5 Takeaways from Our Public Newsroom on Editing 10...

5 Takeaways from Our Public Newsroom on Editing 101

Missed the public newsroom? Watch the recording here on 14 East’s YouTube. 

On Monday, 14 East was joined by editors Sarah Conway of City Bureau and Sujay Kumar of the Chicago Reader to discuss how to work with and become concise and practical editors.

Both Conway and Kumar provided us with a lot of information regarding editing, freelancing and navigating the journalism industry. We’ve also compiled a list of resources for writing, editing, reporting and freelancing (courtesy of Sarah Conway).

Be passionate and remember that often, the writer is the expert. 

While everyone needs an editor to help their stories reach their full potential, it’s good to remember that the writer is the one who spends hours reporting. For reporters, be confident in your abilities and passionate about why your story matters when pitching it. Tell the editor why it’s worth your time and why it’s worth theirs as well.

When working with editors, it’s important to know what you want and how to ask for it. 

While it may be daunting, it’s good for freelancers to decide how much money they should be getting for their work and then negotiate that price with their editors. This includes asking for a kill fee in case that piece doesn’t end up running and establishing a contract before turning in any work.

In the words of Kumar, “It can kind of be like the wild west out there,” so it’s okay if you want something in writing.

When in doubt, pick up the phone. 

Relationships between writers and editors can be tricky to navigate, especially if you see a lot of edits and changes being made to your piece and you don’t understand why. It’s best for both parties to get on the phone and talk about the edits and direction of the piece.

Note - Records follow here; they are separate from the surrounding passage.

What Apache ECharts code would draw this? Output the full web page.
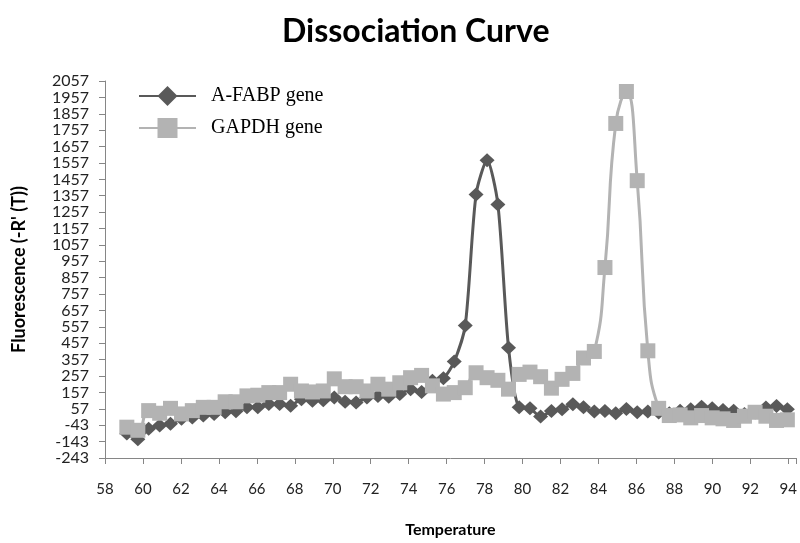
<!DOCTYPE html>
<html>
<head>
<meta charset="utf-8">
<title>Dissociation Curve</title>
<script src="https://cdn.jsdelivr.net/npm/echarts@6/dist/echarts.min.js"></script>
<style>
    html, body { margin: 0; padding: 0; background: #ffffff; }
    #chart { width: 800px; height: 543px; }
</style>
</head>
<body>
<div id="chart"></div>
<script>
// Temperatures (shared by both runs)
const temperatures = [
    59.15, 59.73, 60.3, 60.88, 61.45, 62.03, 62.6, 63.18, 63.75, 64.33,
    64.9, 65.48, 66.05, 66.63, 67.2, 67.78, 68.35, 68.93, 69.5, 70.08,
    70.65, 71.23, 71.8, 72.38, 72.95, 73.53, 74.1, 74.68, 75.25, 75.83,
    76.4, 76.98, 77.55, 78.13, 78.7, 79.26, 79.82, 80.39, 80.95, 81.52,
    82.08, 82.65, 83.21, 83.78, 84.34, 84.91, 85.47, 86.04, 86.6, 87.17,
    87.73, 88.3, 88.86, 89.43, 89.99, 90.56, 91.12, 91.69, 92.25, 92.82,
    93.38, 93.95
];

const afabpValues = [
    -94, -129, -64, -44, -34, -4, 4, 16, 26, 36,
    42, 66, 66, 86, 86, 76, 116, 106, 110, 126,
    100, 96, 126, 136, 130, 147, 177, 160, 228, 243,
    345, 566, 1365, 1574, 1304, 430, 66, 60, 10, 44,
    55, 85, 66, 40, 44, 30, 56, 36, 40, 35,
    30, 45, 55, 70, 60, 50, 45, 25, 35, 65,
    75, 55
];

const gapdhValues = [
    -55, -74, 46, 30, 60, 26, 46, 66, 66, 100,
    100, 136, 140, 156, 156, 207, 166, 160, 166, 240,
    192, 192, 166, 207, 177, 216, 247, 261, 197, 147,
    156, 186, 277, 247, 231, 177, 267, 281, 253, 183,
    237, 273, 367, 407, 919, 1798, 1993, 1449, 411, 60,
    16, 20, 2, 16, 2, -4, -14, 12, 36, 12,
    -14, -10
];

const seriesNames = ['A-FABP gene', 'GAPDH gene'];

const yMin = -243;
const yMax = 2057;
const yStep = 100;
const xMin = 58;
const xMax = 94.4;
const xStep = 2;

const chart = echarts.init(document.getElementById('chart'), null, {renderer: 'canvas'});

const axisGrey = '#868686';
const labelFont = 'Lato, "Open Sans", sans-serif';

const option = {
    animation: false,
    backgroundColor: '#ffffff',
    title: {
        text: 'Dissociation Curve',
        left: 277,
        top: 11,
        textStyle: {
            fontFamily: labelFont,
            fontWeight: 'bold',
            fontSize: 32,
            color: '#000000'
        }
    },
    legend: {
        data: seriesNames,
        orient: 'vertical',
        left: 133,
        top: 81,
        itemWidth: 57,
        itemHeight: 25,
        itemGap: 12,
        textStyle: {
            fontFamily: '"Liberation Serif", "Times New Roman", serif',
            fontSize: 20,
            color: '#000000',
            padding: [0, 0, 0, 10]
        }
    },
    grid: {
        left: 105,
        right: 0,
        top: 81,
        bottom: 80,
        containLabel: false
    },
    xAxis: {
        type: 'value',
        min: xMin,
        max: xMax,
        interval: xStep,
        name: 'Temperature',
        nameLocation: 'middle',
        nameGap: 64,
        nameTextStyle: {
            fontFamily: labelFont,
            fontWeight: 'bold',
            fontSize: 16,
            color: '#000000'
        },
        axisLine: {show: true, onZero: false, lineStyle: {color: axisGrey, width: 1}},
        axisTick: {show: true, length: 6, inside: false, lineStyle: {color: axisGrey}},
        axisLabel: {
            margin: 24,
            fontFamily: labelFont,
            fontSize: 15,
            color: '#222222',
            formatter: function (value) {
                return value % 2 === 0 ? String(value) : '';
            }
        },
        splitLine: {show: false}
    },
    yAxis: {
        type: 'value',
        min: yMin,
        max: yMax,
        interval: yStep,
        name: "Fluorescence (-R' (T))",
        nameLocation: 'middle',
        nameGap: 77,
        nameTextStyle: {
            fontFamily: labelFont,
            fontWeight: 'bold',
            fontSize: 18,
            color: '#000000'
        },
        axisLine: {show: true, lineStyle: {color: axisGrey, width: 1}},
        axisTick: {show: true, length: 6, inside: false, lineStyle: {color: axisGrey}},
        axisLabel: {
            margin: 16,
            fontFamily: labelFont,
            fontSize: 16,
            color: '#222222',
            formatter: function (value) {
                return String(Math.round(value));
            }
        },
        splitLine: {show: false}
    },
    series: [
        {
            name: seriesNames[0],
            type: 'line',
            smooth: 0.25,
            symbol: 'diamond',
            symbolSize: [15, 14],
            showAllSymbol: true,
            itemStyle: {color: '#595959'},
            lineStyle: {color: '#595959', width: 3},
            data: temperatures.map((t, i) => [t, afabpValues[i]])
        },
        {
            name: seriesNames[1],
            type: 'line',
            smooth: 0.5,
            symbol: 'rect',
            symbolSize: 15,
            showAllSymbol: true,
            itemStyle: {color: '#b3b3b3'},
            lineStyle: {color: '#b3b3b3', width: 3},
            data: temperatures.map((t, i) => [t, gapdhValues[i]])
        }
    ]
};

chart.setOption(option);
</script>
</body>
</html>
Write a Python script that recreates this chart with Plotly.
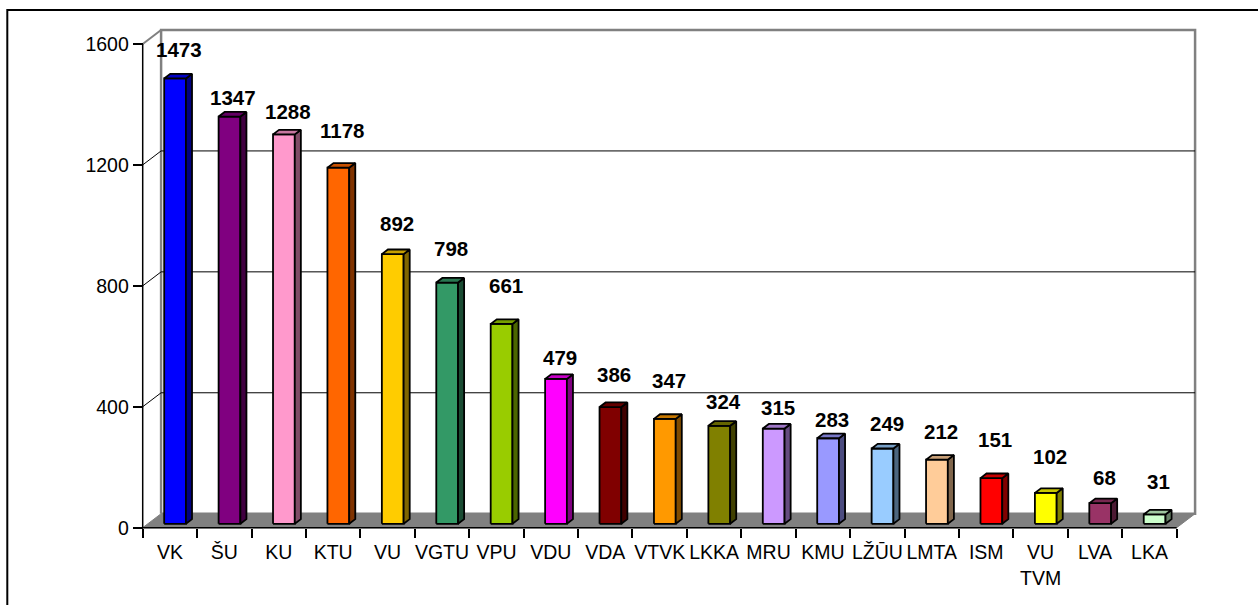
import plotly.graph_objects as go

# ---------------- data ----------------
categories = ["VK", "ŠU", "KU", "KTU", "VU", "VGTU", "VPU", "VDU", "VDA", "VTVK",
              "LKKA", "MRU", "KMU", "LŽŪU", "LMTA", "ISM", "VU TVM", "LVA", "LKA"]
values = [1473, 1347, 1288, 1178, 892, 798, 661, 479, 386, 347,
          324, 315, 283, 249, 212, 151, 102, 68, 31]
bar_colors = ["#0000FF", "#800080", "#FF99CC", "#FF6600", "#FFCC00", "#339966",
              "#99CC00", "#FF00FF", "#800000", "#FF9900", "#808000", "#CC99FF",
              "#9999FF", "#99CCFF", "#FFCC99", "#FF0000", "#FFFF00", "#993366",
              "#CCFFCC"]
y_ticks = [0, 400, 800, 1200, 1600]
# vertical lift (px) of each value label above its bar top, as placed in the original
label_lift_px = [29, 19, 23, 37, 31, 34, 38, 21, 33, 38, 24, 21, 19, 25, 28, 39, 36, 26, 33]

# ---------------- geometry / calibration ----------------
W, H = 1258, 605
X0_PX = 142.7            # pixel of x = 0 (front)
PX_PER_CAT = 54.42       # pixels per category
Y0_PX = 527.7            # pixel of value 0 (front)
PX_PER_UNIT = 483.7 / 1600.0
DX = 18.4 / PX_PER_CAT   # depth offset in x data units
DY = 14.0 / PX_PER_UNIT  # depth offset in y data units
F0, F1 = 0.28, 0.61      # bar front/back depth fractions
HALF_W = 0.2             # half bar width (category units)
N = len(categories)
YMAX = y_ticks[-1]

FONT = "Liberation Sans, Arial, sans-serif"


def shade(hexcol, k):
    h = hexcol.lstrip("#")
    r, g, b = (int(h[i:i + 2], 16) for i in (0, 2, 4))
    return "rgb(%d,%d,%d)" % (round(r * k), round(g * k), round(b * k))


fig = go.Figure()


def poly(xs, ys, fill, line_color="black", lw=1.8):
    fig.add_trace(go.Scatter(x=xs + [xs[0]], y=ys + [ys[0]], mode="lines",
                             fill="toself", fillcolor=fill,
                             line=dict(color=line_color, width=lw),
                             hoverinfo="skip", showlegend=False))


def line(xs, ys, color, lw):
    fig.add_trace(go.Scatter(x=xs, y=ys, mode="lines",
                             line=dict(color=color, width=lw),
                             hoverinfo="skip", showlegend=False))


# back wall
poly([DX, N + DX, N + DX, DX], [DY, DY, YMAX + DY, YMAX + DY], "white", "#808080", 2.5)
# gridlines on back wall and left wall
for t in y_ticks[1:-1]:
    line([0, DX, N + DX], [t, t + DY, t + DY], "black", 1)
# left wall top edge
line([0, DX], [YMAX, YMAX + DY], "#808080", 2)
# floor
poly([0, N, N + DX, DX], [0, 0, DY, DY], "#808080", "#808080", 1)
# front axis lines
line([0, N], [0, 0], "black", 1.5)
line([0, 0], [0, YMAX], "black", 1.5)

# bars
for i, (v, col) in enumerate(zip(values, bar_colors)):
    c = i + 0.5
    ax0, ay0 = F0 * DX, F0 * DY
    ax1, ay1 = F1 * DX, F1 * DY
    xl, xr = c - HALF_W, c + HALF_W
    poly([xl + ax0, xr + ax0, xr + ax0, xl + ax0], [ay0, ay0, v + ay0, v + ay0], col)
    poly([xr + ax0, xr + ax1, xr + ax1, xr + ax0], [ay0, ay1, v + ay1, v + ay0], shade(col, 0.5))
    poly([xl + ax0, xr + ax0, xr + ax1, xl + ax1], [v + ay0, v + ay0, v + ay1, v + ay1], shade(col, 0.78))
    fig.add_annotation(x=c + ax0, y=v + ay0, text=str(v), showarrow=False,
                       xshift=4, yshift=label_lift_px[i], yanchor="middle",
                       font=dict(family=FONT, size=20.5, color="black", weight="bold"))

fig.update_layout(
    width=W, height=H,
    margin=dict(l=0, r=0, t=0, b=0, pad=0),
    paper_bgcolor="white", plot_bgcolor="white",
    showlegend=False, hovermode=False,
    xaxis=dict(range=[-X0_PX / PX_PER_CAT, (W - X0_PX) / PX_PER_CAT],
               domain=[0, 1], anchor="free", position=(H - Y0_PX) / H,
               showgrid=False, zeroline=False, showline=False, fixedrange=True,
               tickmode="array", tickvals=[i + 0.5 for i in range(N)],
               ticktext=[s.replace(" ", "<br>") for s in categories],
               ticks="", ticklabelstandoff=11,
               tickfont=dict(family=FONT, size=19.5, color="black"),
               minor=dict(tickmode="array", tickvals=list(range(N + 1)),
                          ticks="outside", ticklen=9, tickwidth=1.5,
                          tickcolor="black", showgrid=False)),
    yaxis=dict(range=[-(H - Y0_PX) / PX_PER_UNIT, Y0_PX / PX_PER_UNIT],
               domain=[0, 1], anchor="free", position=X0_PX / W,
               showgrid=False, zeroline=False, showline=False, fixedrange=True,
               tickmode="array", tickvals=y_ticks, ticktext=[str(t) for t in y_ticks],
               ticks="outside", ticklen=10, tickwidth=1.5, tickcolor="black",
               tickfont=dict(family=FONT, size=19.5, color="black")),
    shapes=[dict(type="rect", xref="paper", yref="paper",
                 x0=7.3 / W, x1=1.05, y0=-0.05, y1=1 - 10.0 / H,
                 line=dict(color="black", width=2), fillcolor="rgba(0,0,0,0)")],
)

fig.write_html("out.html", config={"displayModeBar": False},
               post_script="document.body.style.margin='0';document.body.style.overflow='hidden';")
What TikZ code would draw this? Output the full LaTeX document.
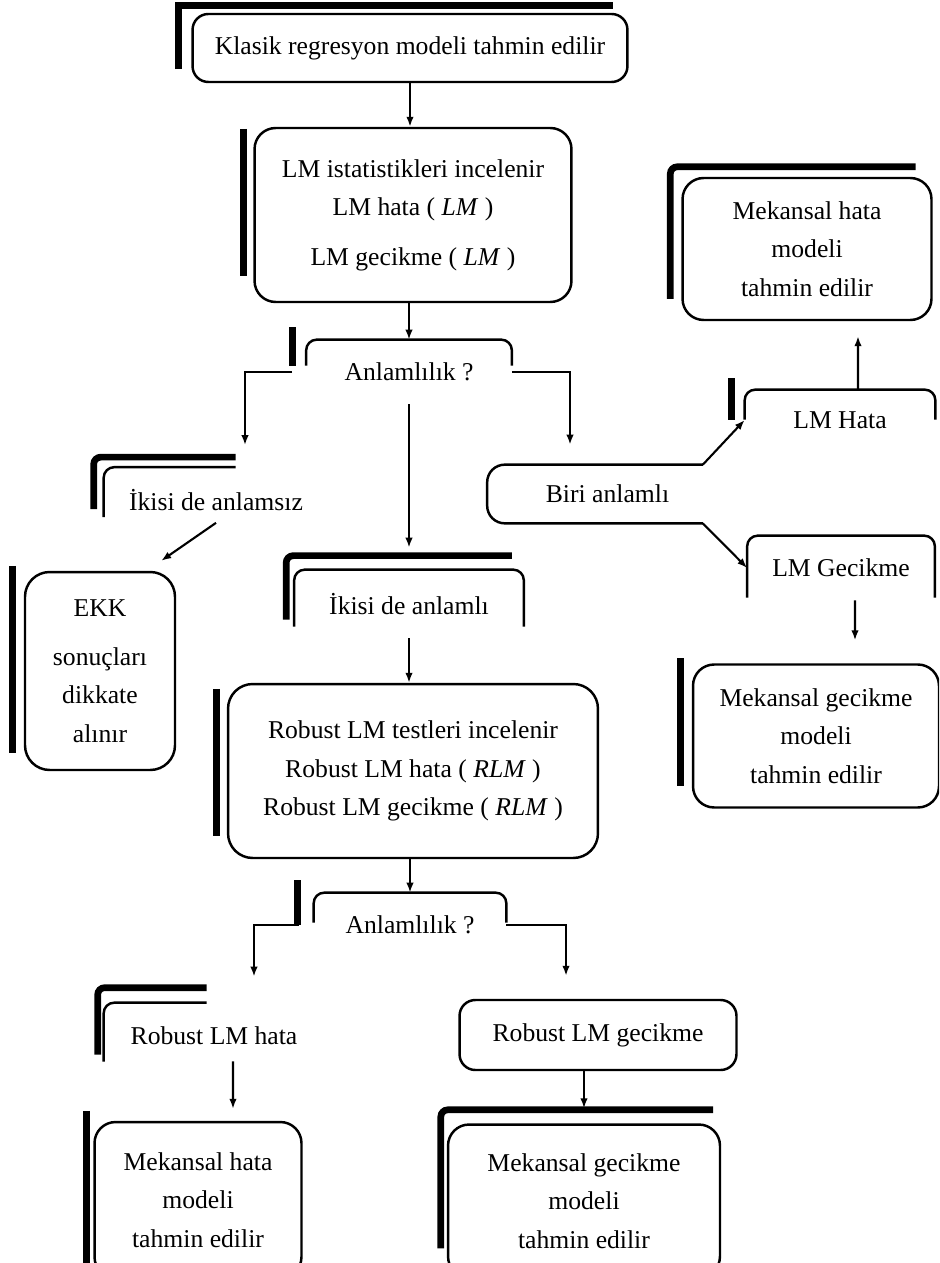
\documentclass[tikz,border=0pt]{standalone}
\usepackage{fontspec}
\setmainfont{Liberation Serif}
\usetikzlibrary{arrows.meta,positioning}

\begin{document}
\begin{tikzpicture}[
    x=0.02cm, y=-0.02cm,
    txt/.style={align=center, font=\fontsize{14.6}{22}\selectfont, inner sep=0pt},
    box/.style={txt, draw, line width=1.4pt, rounded corners=9pt},
    lid/.style={line width=1.4pt, rounded corners=6pt},
    bar/.style={line width=3.8pt},
    arr/.style={-{Latex[length=2mm]}, line width=1.2pt}
  ]
  \useasboundingbox (0,0) rectangle (939,1263);
  \clip (0,0) rectangle (939,1263);

  % middle column
  \node[box, minimum width=8.7cm, minimum height=1.36cm] (klasik) at (410,48) {Klasik regresyon modeli tahmin edilir};
  \node[box, rounded corners=12pt, minimum width=6.34cm, minimum height=3.48cm] (lmstat) at (413,215)
    {LM istatistikleri incelenir\\ LM hata ( \textit{LM} )\\[6pt] LM gecikme ( \textit{LM} )};
  \node[txt, minimum width=4.1cm, minimum height=1.28cm] (anl1) at (409,372) {Anlamlılık ?};
  \node[txt, minimum width=4.58cm, minimum height=1.36cm] (anlamli) at (409,604) {İkisi de anlamlı};
  \node[box, rounded corners=14pt, minimum width=7.4cm, minimum height=3.48cm] (robust) at (413,771)
    {Robust LM testleri incelenir\\ Robust LM hata ( \textit{RLM} )\\ Robust LM gecikme ( \textit{RLM} )};
  \node[txt, minimum width=3.84cm, minimum height=1.28cm] (anl2) at (410,925) {Anlamlılık ?};

  % left column
  \node[txt, minimum width=3.6cm, minimum height=1.3cm] (anlamsiz) at (216,500) {İkisi de anlamsız};
  \node[box, rounded corners=14pt, minimum width=3cm, minimum height=3.96cm] (ekk) at (100,671)
    {EKK\\[6pt] sonuçları\\ dikkate\\ alınır};
  \node[txt, minimum width=3.4cm, minimum height=1cm] (rlmhata) at (214,1036) {Robust LM hata};
  \node[box, rounded corners=12pt, minimum width=4.14cm, minimum height=3.12cm] (mhata2) at (198,1200)
    {Mekansal hata\\ modeli\\ tahmin edilir};

  % right column
  \node[txt, minimum width=4.3cm, minimum height=1.16cm, text depth=0pt] (biri) at (595,494) {\hspace*{0.5cm}Biri anlamlı};
  \node[txt, minimum width=3.8cm, minimum height=1.2cm] (lmhata) at (840,420) {LM Hata};
  \node[txt, minimum width=3.74cm, minimum height=1.28cm] (lmgec) at (841,568) {LM Gecikme};
  \node[box, rounded corners=12pt, minimum width=4.98cm, minimum height=2.84cm] (mhata1) at (807,249)
    {Mekansal hata\\ modeli\\ tahmin edilir};
  \node[box, rounded corners=12pt, minimum width=4.92cm, minimum height=2.86cm] (mgec1) at (816,736)
    {Mekansal gecikme\\ modeli\\ tahmin edilir};
  \node[box, minimum width=5.54cm, minimum height=1.4cm] (rlmgec) at (598,1035) {Robust LM gecikme};
  \node[box, rounded corners=12pt, minimum width=5.44cm, minimum height=3.06cm] (mgec2) at (584,1201)
    {Mekansal gecikme\\ modeli\\ tahmin edilir};

  % open outlines
  \draw[lid] ([yshift=-0.52cm]anl1.north west) -- (anl1.north west) -- (anl1.north east) -- ([yshift=-0.52cm]anl1.north east);
  \draw[lid] ([yshift=-1.14cm]anlamli.north west) -- (anlamli.north west) -- (anlamli.north east) -- ([yshift=-1.14cm]anlamli.north east);
  \draw[lid] ([yshift=-0.6cm]anl2.north west) -- (anl2.north west) -- (anl2.north east) -- ([yshift=-0.6cm]anl2.north east);
  \draw[lid] ([yshift=-0.6cm]lmhata.north west) -- (lmhata.north west) -- (lmhata.north east) -- ([yshift=-0.6cm]lmhata.north east);
  \draw[lid] ([yshift=-1.24cm]lmgec.north west) -- (lmgec.north west) -- (lmgec.north east) -- ([yshift=-1.24cm]lmgec.north east);
  \draw[lid] ([xshift=-0.44cm,yshift=-1cm]anlamsiz.north west) |- ([xshift=2.2cm]anlamsiz.north west);
  \draw[lid] ([xshift=-0.5cm,yshift=-1.02cm]rlmhata.north west) |- ([xshift=1.56cm,yshift=0.16cm]rlmhata.north west);
  \draw[lid, rounded corners=10pt] (biri.north east) -- (biri.north west) -- (biri.south west) -- (biri.south east);

  % heavy edges
  \draw[bar] ([xshift=-0.26cm,yshift=0.28cm]klasik.south west) |- ([xshift=-0.32cm,yshift=0.14cm]klasik.north east);
  \draw[bar] ([xshift=-0.2cm,yshift=-0.04cm]lmstat.north west) -- ([xshift=-0.2cm,yshift=0.54cm]lmstat.south west);
  \draw[bar] ([xshift=-0.28cm,yshift=-0.52cm]anl1.north west) -- ([xshift=-0.28cm,yshift=0.26cm]anl1.north west);
  \draw[bar, rounded corners=4pt] ([xshift=-0.64cm,yshift=-0.84cm]anlamsiz.north west) |- ([xshift=2.2cm,yshift=0.2cm]anlamsiz.north west);
  \draw[bar] ([xshift=-0.22cm,yshift=0.1cm]ekk.north west) -- ([xshift=-0.22cm,yshift=0.36cm]ekk.south west);
  \draw[bar, rounded corners=4pt] ([xshift=-0.16cm,yshift=-1cm]anlamli.north west) |- ([xshift=-0.24cm,yshift=0.28cm]anlamli.north east);
  \draw[bar] ([xshift=-0.2cm,yshift=-0.12cm]robust.north west) -- ([xshift=-0.2cm,yshift=0.46cm]robust.south west);
  \draw[bar] ([xshift=-0.32cm,yshift=-0.64cm]anl2.north west) -- ([xshift=-0.32cm,yshift=0.26cm]anl2.north west);
  \draw[bar, rounded corners=4pt] ([xshift=-0.62cm,yshift=-0.88cm]rlmhata.north west) |- ([xshift=1.56cm,yshift=0.46cm]rlmhata.north west);
  \draw[bar] ([xshift=-0.14cm,yshift=0.2cm]mhata2.north west) -- ([xshift=-0.14cm,yshift=0.32cm]mhata2.south west);
  \draw[bar, rounded corners=4pt] ([xshift=-0.12cm,yshift=-2.5cm]mgec2.north west) |- ([xshift=-0.16cm,yshift=0.27cm]mgec2.north east);
  \draw[bar] ([xshift=-0.26cm,yshift=-0.6cm]lmhata.north west) -- ([xshift=-0.26cm,yshift=0.24cm]lmhata.north west);
  \draw[bar, rounded corners=4pt] ([xshift=-0.22cm,yshift=-2.44cm]mhata1.north west) |- ([xshift=-0.34cm,yshift=0.2cm]mhata1.north east);
  \draw[bar] ([xshift=-0.22cm,yshift=0.1cm]mgec1.north west) -- ([xshift=-0.22cm,yshift=0.46cm]mgec1.south west);

  % connectors
  \draw[arr] (klasik.south) -- (klasik.south |- lmstat.north);
  \draw[arr] (lmstat.south -| anl1.north) -- (anl1.north);
  \draw[arr] ([xshift=-0.28cm]anl1.west) -| ([xshift=0.58cm,yshift=0.44cm]anlamsiz.north);
  \draw[arr] (anl1.east) -| ([xshift=-0.5cm,yshift=0.4cm]biri.north);
  \draw[arr] (anl1.south) -- ([yshift=0.44cm]anlamli.north);
  \draw[arr] ([yshift=0.2cm]anlamsiz.south) -- ([xshift=-0.3cm,yshift=0.2cm]ekk.north east);
  \draw[arr] (anlamli.south) -- (anlamli.south |- robust.north);
  \draw[arr] (robust.south -| anl2.north) -- (anl2.north);
  \draw[arr] ([xshift=-0.3cm]anl2.west) -| ([xshift=0.8cm,yshift=0.68cm]rlmhata.north);
  \draw[arr] (anl2.east) -| ([xshift=-0.64cm,yshift=0.46cm]rlmgec.north);
  \draw[arr] ([xshift=0.38cm]rlmhata.south) -- ([xshift=0.7cm,yshift=0.24cm]mhata2.north);
  \draw[arr] (rlmgec.south -| mgec2.north) -- ([yshift=0.3cm]mgec2.north);
  \draw[arr] (biri.north east) -- (lmhata.west);
  \draw[arr] (biri.south east) -- (lmgec.west);
  \draw[arr] ([xshift=0.36cm]lmhata.north) -- ([xshift=1.02cm,yshift=-0.3cm]mhata1.south);
  \draw[arr] ([xshift=0.28cm]lmgec.south) -- ([xshift=0.78cm,yshift=0.46cm]mgec1.north);
\end{tikzpicture}
\end{document}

“With a lot of things, you just want to have a conversation and hear them out,” said Conway. “If you really think something needs to go, as an editor, you need to be able to explain the logic as to why it needs to get cut.”

One of the biggest parts of being an editor is good management skills. 

A lot of editing is actually management and organization. If you’re looking to become an editor, learning these skills is a good place to start. Invest some time into learning about project management and gaining skills from other fields that are applicable in journalism.

Identify those who encourage you and want to see you grow.

If possible, it’s good to seek out individuals who provide advice and encouragement but also push you and recognize your full potential. This doesn’t always have to be a formal relationship, either — it can be asking someone to look over work or talk about ideas with anyone who feels like an ally in the journalism world.